**OBJECTIVE:** Render the material again word for word, skipping the pictures in it.

**DATASET EXCERPT:**
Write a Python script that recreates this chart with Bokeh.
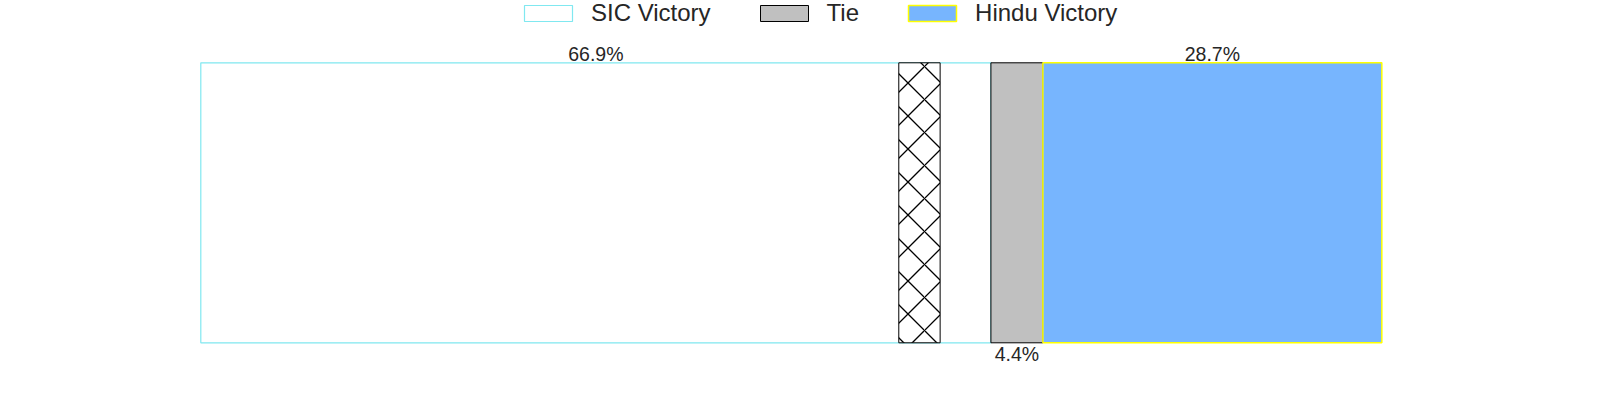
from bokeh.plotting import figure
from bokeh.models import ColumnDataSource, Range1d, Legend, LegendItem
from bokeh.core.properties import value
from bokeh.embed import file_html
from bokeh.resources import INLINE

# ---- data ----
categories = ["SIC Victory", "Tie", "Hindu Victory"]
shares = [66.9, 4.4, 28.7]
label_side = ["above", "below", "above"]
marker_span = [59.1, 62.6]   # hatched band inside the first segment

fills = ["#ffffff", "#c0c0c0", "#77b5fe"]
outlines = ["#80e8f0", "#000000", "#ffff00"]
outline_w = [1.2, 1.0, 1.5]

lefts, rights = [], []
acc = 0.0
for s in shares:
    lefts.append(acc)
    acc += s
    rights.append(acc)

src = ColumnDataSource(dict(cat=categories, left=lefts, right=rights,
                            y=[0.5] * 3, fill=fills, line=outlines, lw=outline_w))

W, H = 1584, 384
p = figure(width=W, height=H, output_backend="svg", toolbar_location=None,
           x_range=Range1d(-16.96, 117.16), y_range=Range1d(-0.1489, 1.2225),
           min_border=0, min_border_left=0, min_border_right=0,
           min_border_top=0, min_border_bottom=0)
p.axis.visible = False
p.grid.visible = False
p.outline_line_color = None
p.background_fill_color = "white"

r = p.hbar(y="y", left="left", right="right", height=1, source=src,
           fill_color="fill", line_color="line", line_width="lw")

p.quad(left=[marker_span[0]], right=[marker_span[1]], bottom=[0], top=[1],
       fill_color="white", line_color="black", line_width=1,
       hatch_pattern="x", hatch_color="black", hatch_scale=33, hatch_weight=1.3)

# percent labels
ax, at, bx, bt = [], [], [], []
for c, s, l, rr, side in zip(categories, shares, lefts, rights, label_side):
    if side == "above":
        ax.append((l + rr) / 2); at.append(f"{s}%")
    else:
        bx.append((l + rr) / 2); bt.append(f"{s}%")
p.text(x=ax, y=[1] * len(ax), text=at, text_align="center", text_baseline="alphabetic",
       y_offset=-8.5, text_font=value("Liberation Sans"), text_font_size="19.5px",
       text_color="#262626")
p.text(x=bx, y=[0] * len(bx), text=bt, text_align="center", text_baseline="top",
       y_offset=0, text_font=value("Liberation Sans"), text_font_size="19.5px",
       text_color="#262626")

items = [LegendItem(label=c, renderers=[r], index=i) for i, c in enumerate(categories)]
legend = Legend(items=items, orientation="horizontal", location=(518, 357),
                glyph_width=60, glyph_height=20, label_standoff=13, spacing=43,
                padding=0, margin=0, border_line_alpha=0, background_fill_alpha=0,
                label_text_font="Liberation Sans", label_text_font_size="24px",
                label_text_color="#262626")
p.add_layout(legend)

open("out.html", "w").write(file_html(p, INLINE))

**WRITTEN RESPONSE:**
Write a Python script that recreates this chart with Bokeh.
from bokeh.plotting import figure
from bokeh.models import ColumnDataSource, Range1d, Legend, LegendItem
from bokeh.core.properties import value
from bokeh.embed import file_html
from bokeh.resources import INLINE

# ---- data ----
categories = ["SIC Victory", "Tie", "Hindu Victory"]
shares = [66.9, 4.4, 28.7]
label_side = ["above", "below", "above"]
marker_span = [59.1, 62.6]   # hatched band inside the first segment

fills = ["#ffffff", "#c0c0c0", "#77b5fe"]
outlines = ["#80e8f0", "#000000", "#ffff00"]
outline_w = [1.2, 1.0, 1.5]

lefts, rights = [], []
acc = 0.0
for s in shares:
    lefts.append(acc)
    acc += s
    rights.append(acc)

src = ColumnDataSource(dict(cat=categories, left=lefts, right=rights,
                            y=[0.5] * 3, fill=fills, line=outlines, lw=outline_w))

W, H = 1584, 384
p = figure(width=W, height=H, output_backend="svg", toolbar_location=None,
           x_range=Range1d(-16.96, 117.16), y_range=Range1d(-0.1489, 1.2225),
           min_border=0, min_border_left=0, min_border_right=0,
           min_border_top=0, min_border_bottom=0)
p.axis.visible = False
p.grid.visible = False
p.outline_line_color = None
p.background_fill_color = "white"

r = p.hbar(y="y", left="left", right="right", height=1, source=src,
           fill_color="fill", line_color="line", line_width="lw")

p.quad(left=[marker_span[0]], right=[marker_span[1]], bottom=[0], top=[1],
       fill_color="white", line_color="black", line_width=1,
       hatch_pattern="x", hatch_color="black", hatch_scale=33, hatch_weight=1.3)

# percent labels
ax, at, bx, bt = [], [], [], []
for c, s, l, rr, side in zip(categories, shares, lefts, rights, label_side):
    if side == "above":
        ax.append((l + rr) / 2); at.append(f"{s}%")
    else:
        bx.append((l + rr) / 2); bt.append(f"{s}%")
p.text(x=ax, y=[1] * len(ax), text=at, text_align="center", text_baseline="alphabetic",
       y_offset=-8.5, text_font=value("Liberation Sans"), text_font_size="19.5px",
       text_color="#262626")
p.text(x=bx, y=[0] * len(bx), text=bt, text_align="center", text_baseline="top",
       y_offset=0, text_font=value("Liberation Sans"), text_font_size="19.5px",
       text_color="#262626")

items = [LegendItem(label=c, renderers=[r], index=i) for i, c in enumerate(categories)]
legend = Legend(items=items, orientation="horizontal", location=(518, 357),
                glyph_width=60, glyph_height=20, label_standoff=13, spacing=43,
                padding=0, margin=0, border_line_alpha=0, background_fill_alpha=0,
                label_text_font="Liberation Sans", label_text_font_size="24px",
                label_text_color="#262626")
p.add_layout(legend)

open("out.html", "w").write(file_html(p, INLINE))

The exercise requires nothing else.